Perfil: Manuel Fernández de Sousa

El fin de la escapada

No le bastaba con liderar la mayor empresa pesquera de Europa: quiso presidir a toda costa el gran “holding” industrial del mundo

Manuel Fernández de Sousa en foto de archivo.

Manuel Fernández de Sousa en foto de archivo. / EUROPA PRESS

Lara Graña

Lara Graña

Manuel Fernández de Sousa-Faro fue uno de los grandes líderes globales de la industria pesquera. No encontraba obstáculos, corporativos o financieros, para comprar empresas en Ecuador (Promarisco), Madrid_(Pescafina) o Francia (Seabel) y agigantar un grupo que fue escorando desde un perfil más extractivo, con un centenar de barcos, a otro de cultivo. La acuicultura era “el futuro”; los buques, alguno de mediados de los sesenta, operaban más por obstinación y rutina que a gasoil.

Y cuando Sousa sí encontró estorbos en su camino, con la crisis financiera y el cierre del grifo bancario o por desastrosas inversiones como la de Portugal, fue cuando decidió inventarse una Pescanova paralela, sostenida en un intrincado esquema piramidal que siempre pensó que podría ocultar. Nadie le negaba nada a don Manuel, ni en los despachos de Pescanova en Chapela ni en los de los directores de bancos. No necesitaba papeles; él mismo era Pescanova. El aventajado alumno de Bernie Madoff, como éste, suspendió.

A Sousa –solo uno de su equipo, Joaquín Viña Tamargo, le llamaba solo Manuel– no le bastaba con haber construido la mayor multinacional pesquera de capital europeo sobre los mimbres del grupo que había heredado de su padre. En las presentaciones de resultados –cuando ya las cuentas eran un tremendo fake–, se afanaba en restar importancia a las tres compañías que le antecedían en el ranking mundial. “Maruha Nichiro es solo una trader (de compraventa), Thai Union es de atún en conserva y Marine Harvest se dedica únicamente al salmón”, dijo en la presentación de cuentas relativas a 2011 sobre los conglomerados japonés, tailandés y noruego, respectivamente. Pescanova, en cuarto puesto, era la única a la que salvaba, que con merecimiento debía ser considerada la número 1. Lo intentó con todas sus fuerzas, gastándose 834 millones de euros en granjas de salmón o rodaballo cuando el grupo ya estaba (disimuladamente) quebrado. Hicieron falta meses para deshacer la madeja de filiales, empresas instrumentales y facturas falsas con las que trató de completar su sueño. Su fin, ser el más grande, justificó los medios de engañar a quien se topó en su carrera.

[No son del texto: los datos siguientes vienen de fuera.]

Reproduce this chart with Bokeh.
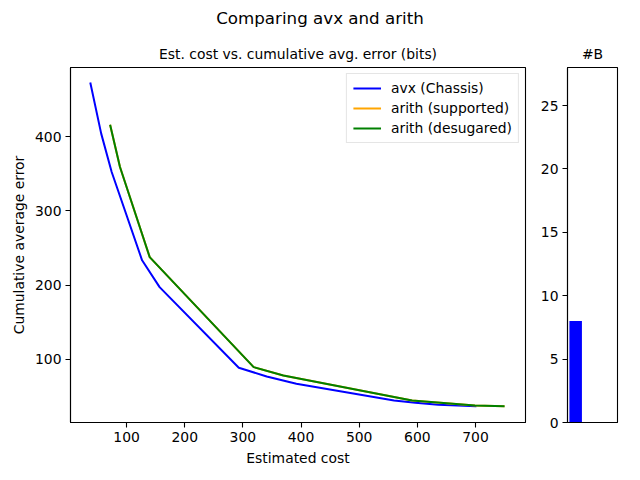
from bokeh.plotting import figure
from bokeh.models import Range1d, Legend, LegendItem, FixedTicker, Div
from bokeh.layouts import row, column
from bokeh.embed import file_html
from bokeh.resources import INLINE

# ---- data ----
avx_cost = [37.6, 56.4, 74.4, 126.7, 156.8, 293, 341, 392, 560, 596.6, 636, 701.6]
avx_err = [472.7, 404, 352.3, 233.5, 197.4, 88.9, 77.2, 67.3, 44.8, 41.7, 39.0, 37.2]
sup_cost = [71.7, 88.7, 139.8, 318.6, 369.6, 591, 699, 750]
sup_err = [416, 359, 237.8, 89.7, 78.5, 44.8, 38.1, 37.2]
des_cost = [71.7, 88.7, 139.8, 318.6, 369.6, 591, 699, 750]
des_err = [416, 359, 237.8, 89.7, 78.5, 44.8, 38.1, 37.2]
x_ticks = [100, 200, 300, 400, 500, 600, 700]
y_ticks = [100, 200, 300, 400]
bar_pos = [0]
bar_counts = [8]
bar_ticks = [0, 5, 10, 15, 20, 25]

FONT = "DejaVu Sans"
TICK_PX = "13.9px"

def style(p):
    p.toolbar_location = None
    p.xgrid.visible = False
    p.ygrid.visible = False
    p.outline_line_color = "black"
    p.outline_line_width = 1.1
    p.outline_line_alpha = 1.0
    p.background_fill_color = "white"
    p.border_fill_color = "white"
    for ax in p.xaxis + p.yaxis:
        ax.axis_line_color = "black"
        ax.axis_line_width = 1.1
        ax.major_tick_line_color = "black"
        ax.major_tick_line_width = 1.1
        ax.major_tick_out = 5
        ax.major_tick_in = 0
        ax.minor_tick_line_color = None
        ax.major_label_text_font = FONT
        ax.major_label_text_font_size = TICK_PX
        ax.major_label_text_color = "black"
        ax.axis_label_text_font = FONT
        ax.axis_label_text_font_size = TICK_PX
        ax.axis_label_text_font_style = "normal"
        ax.axis_label_text_color = "black"
        ax.major_label_standoff = 4

HEAD_H = 36
FRAME_H = 355
TOP = 67 - HEAD_H

header = Div(text='<div style="position:relative; left:8px; width:624px; text-align:center; '
                  'font-family:\'DejaVu Sans\'; font-size:16.7px; line-height:20px; '
                  'padding-top:8px; color:black;">Comparing avx and arith</div>',
             width=624, height=HEAD_H, margin=(0, 0, 0, 0))

p1 = figure(frame_width=455, frame_height=FRAME_H, output_backend="svg",
            toolbar_location=None, x_range=Range1d(3.6, 786), y_range=Range1d(15.2, 493),
            min_border_left=70, min_border_right=10, min_border_top=TOP, min_border_bottom=42)
style(p1)
p1.xaxis.ticker = FixedTicker(ticks=x_ticks)
p1.yaxis.ticker = FixedTicker(ticks=y_ticks)
p1.xaxis.axis_label = "Estimated cost"
p1.yaxis.axis_label = "Cumulative average error"
p1.title.text = "Est. cost vs. cumulative avg. error (bits)"
p1.title.align = "center"
p1.title.text_font = FONT
p1.title.text_font_size = TICK_PX
p1.title.text_font_style = "normal"
p1.title.text_color = "black"
p1.title.standoff = 11

r1 = p1.line(avx_cost, avx_err, line_color="blue", line_width=2)
r2 = p1.line(sup_cost, sup_err, line_color="orange", line_width=2)
r3 = p1.line(des_cost, des_err, line_color="green", line_width=2)
legend = Legend(items=[LegendItem(label="avx (Chassis)", renderers=[r1]),
                       LegendItem(label="arith (supported)", renderers=[r2]),
                       LegendItem(label="arith (desugared)", renderers=[r3])],
                location="top_right", label_text_font=FONT, label_text_font_size=TICK_PX,
                label_text_color="black",
                glyph_width=28, glyph_height=14, spacing=4, padding=6, margin=6,
                border_line_color="#cccccc", border_line_width=1, background_fill_alpha=0.8,
                label_standoff=10, label_height=14)
p1.add_layout(legend)

p2 = figure(frame_width=50, frame_height=FRAME_H, output_backend="svg",
            toolbar_location=None, x_range=Range1d(-0.654, 3.346), y_range=Range1d(0, 28),
            min_border_left=32, min_border_right=7, min_border_top=TOP, min_border_bottom=42)
style(p2)
p2.yaxis.ticker = FixedTicker(ticks=bar_ticks)
p2.xaxis.ticker = FixedTicker(ticks=[])
p2.xaxis.major_label_text_font_size = "0px"
p2.title.text = "#B"
p2.title.align = "center"
p2.title.text_font = FONT
p2.title.text_font_size = TICK_PX
p2.title.text_font_style = "normal"
p2.title.text_color = "black"
p2.title.standoff = 11
p2.vbar(x=bar_pos, top=bar_counts, width=1, bottom=0, fill_color="blue", line_color=None)

layout = column(header, row(p1, p2), spacing=0)
open("out.html", "w").write(file_html(layout, INLINE))
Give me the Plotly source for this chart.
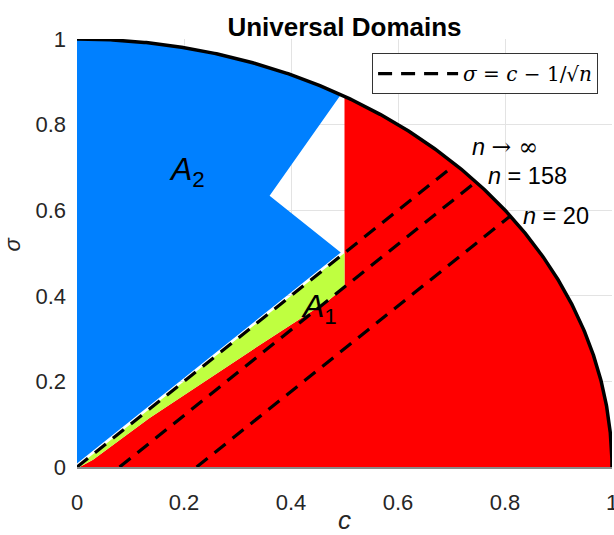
import numpy as np
import plotly.graph_objects as go

# ---- data ----
n_values = [np.inf, 158, 20]
n_labels = ["<i>n</i> <span style='font-family:DejaVu Serif'>→ ∞</span>",
            "<i>n</i> = 158", "<i>n</i> = 20"]

# lower boundary of A1 (green / red border)
a1_low_c = [0.005, 0.03, 0.135, 0.25, 0.327, 0.47, 0.5]
a1_low_s = [0.0, 0.017, 0.114, 0.21, 0.273, 0.389, 0.42]

# blue A2 region: lower edge offset above sigma = c, notch vertices
a2_gap = 0.008
notch_c = [0.493, 0.36, 0.493]
notch_s = [0.501, 0.634, None]   # top vertex lies on the unit circle
c_split = 0.5

x_ticks = [0, 0.2, 0.4, 0.6, 0.8, 1]
y_ticks = [0, 0.2, 0.4, 0.6, 0.8, 1]


def arc(c0, c1, num=200):
    t0, t1 = np.arccos(c0), np.arccos(c1)
    t = np.linspace(t0, t1, num)
    return list(np.cos(t)), list(np.sin(t))


BLUE = "#0080ff"
RED = "#ff0000"
GREEN = "#bfff40"

fig = go.Figure()

# A2 (blue)
ac, asg = arc(notch_c[2], 0.0)
blue_c = [0.0, notch_c[0], notch_c[1], notch_c[2]] + ac + [0.0]
blue_s = [a2_gap, notch_s[0], notch_s[1], float(np.sqrt(1 - notch_c[2] ** 2))] + asg + [a2_gap]
fig.add_trace(go.Scatter(x=blue_c, y=blue_s, fill="toself", fillcolor=BLUE,
                         mode="lines", line=dict(width=0), showlegend=False, hoverinfo="skip"))

# red region
rc, rs = arc(c_split, 1.0)
red_c = a1_low_c + [c_split] + rc + [a1_low_c[0]]
red_s = a1_low_s + [float(np.sqrt(1 - c_split ** 2))] + rs + [a1_low_s[0]]
fig.add_trace(go.Scatter(x=red_c, y=red_s, fill="toself", fillcolor=RED,
                         mode="lines", line=dict(width=0), showlegend=False, hoverinfo="skip"))

# A1 (green)
green_c = [0.0, c_split] + a1_low_c[::-1] + [0.0]
green_s = [0.0, c_split] + a1_low_s[::-1] + [0.0]
fig.add_trace(go.Scatter(x=green_c, y=green_s, fill="toself", fillcolor=GREEN,
                         mode="lines", line=dict(width=0), showlegend=False, hoverinfo="skip"))

# unit circle boundary
cc, cs = arc(0.0, 1.0, 400)
fig.add_trace(go.Scatter(x=cc, y=cs, mode="lines", line=dict(color="black", width=3.5),
                         showlegend=False, hoverinfo="skip"))

# dashed lines sigma = c - 1/sqrt(n)
for i, n in enumerate(n_values):
    d = 1.0 / np.sqrt(n)
    c_end = (d + np.sqrt(2 - d ** 2)) / 2
    fig.add_trace(go.Scatter(
        x=[d, c_end], y=[0.0, c_end - d], mode="lines",
        line=dict(color="black", width=3.2, dash="14px,9px"),
        name="<i>σ</i> = <i>c</i> − 1/√<i>n</i>", legendgroup="dash",
        showlegend=(i == 0), hoverinfo="skip"))

annotations = [
    dict(x=0.80, y=0.748, text=n_labels[0]),
    dict(x=0.765, y=0.68, text=n_labels[1], xanchor="left"),
    dict(x=0.83, y=0.587, text=n_labels[2], xanchor="left"),
]
for a in annotations:
    a.update(xref="x", yref="y", showarrow=False,
             font=dict(family="Liberation Sans", size=23.5, color="black"))
    a.setdefault("xanchor", "center")
fig.update_layout(annotations=annotations)

fig.add_annotation(x=0.205, y=0.69, xref="x", yref="y", showarrow=False,
                   text="<i>A</i><sub>2</sub>",
                   font=dict(family="Liberation Sans", size=32, color="black"))
fig.add_annotation(x=0.452, y=0.37, xref="x", yref="y", showarrow=False,
                   text="<i>A</i><sub>1</sub>",
                   font=dict(family="Liberation Sans", size=32, color="black"))

# axis titles
fig.add_annotation(x=0.5, y=-53 / 428, xref="paper", yref="paper", showarrow=False,
                   xanchor="center", yanchor="middle", text="<i>c</i>",
                   font=dict(family="Liberation Sans", size=26, color="#262626"))
fig.add_annotation(x=-65 / 535, y=0.52, xref="paper", yref="paper", showarrow=False,
                   xanchor="center", yanchor="middle", text="<i>σ</i>", textangle=-90,
                   font=dict(family="Liberation Sans", size=22, color="#262626"))

fig.update_layout(
    width=614, height=535,
    margin=dict(l=77, r=2, t=39, b=68, autoexpand=False),
    plot_bgcolor="white", paper_bgcolor="white",
    title=dict(text="<b>Universal Domains</b>", x=(77 + 267.5) / 614, xanchor="center",
               y=1 - 27 / 535, yanchor="middle",
               font=dict(family="Liberation Sans", size=26, color="black")),
    legend=dict(x=0.974, y=0.967, xanchor="right", yanchor="top",
                bgcolor="white", bordercolor="#333333", borderwidth=1,
                itemwidth=80,
                font=dict(family="DejaVu Serif", size=20, color="black")),
    xaxis=dict(range=[0, 1], tickvals=x_ticks, ticktext=[f"{v:g}" for v in x_ticks],
               showgrid=True, gridcolor="#e3e3e3", gridwidth=1, zeroline=False,
               showline=True, linecolor="#8a8a8a", linewidth=1.5,
               ticks="", ticklabelstandoff=15, automargin=False,
               ticklabeloverflow="allow",
               tickfont=dict(family="Liberation Sans", size=22, color="#262626")),
    yaxis=dict(range=[0, 1], tickvals=y_ticks, ticktext=[f"{v:g}" for v in y_ticks],
               showgrid=True, gridcolor="#e3e3e3", gridwidth=1, zeroline=False,
               showline=False, ticks="", ticklabelstandoff=10, automargin=False,
               tickfont=dict(family="Liberation Sans", size=22, color="#262626")),
)

fig.write_html("out.html", config={"displayModeBar": False},
               post_script="document.body.style.margin='0px';")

Caprichoso, conspiranoico, letal. La venta de una filial chilena, sobre la bocina del preconcurso, le habría permitido probablemente seguir con el baile de cifras. Pero se retrasó la operación y no convenció a ninguno de sus consejeros para poner sobre la mesa un préstamo exprés que le permitiera seguir girando la rueda del disimulo ante los bancos y la Comisión Nacional del Mercado de Valores (CNMV). La mano de hierro con la que gobernaba era solo de latón con los fondos inversores.

Peculiarmente familiar, sí logró su objetivo de evitar un castigo penal para su hijo y exconsejero Pablo y su hermano Fernández. Por ellos fueron las lágrimas derramadas ante un tribunal. Compartidas, quizás, por la venta de inversiones desastrosas –como la de la playa de Mira– que siempre defendió. Porque eran las suyas. Del número 1.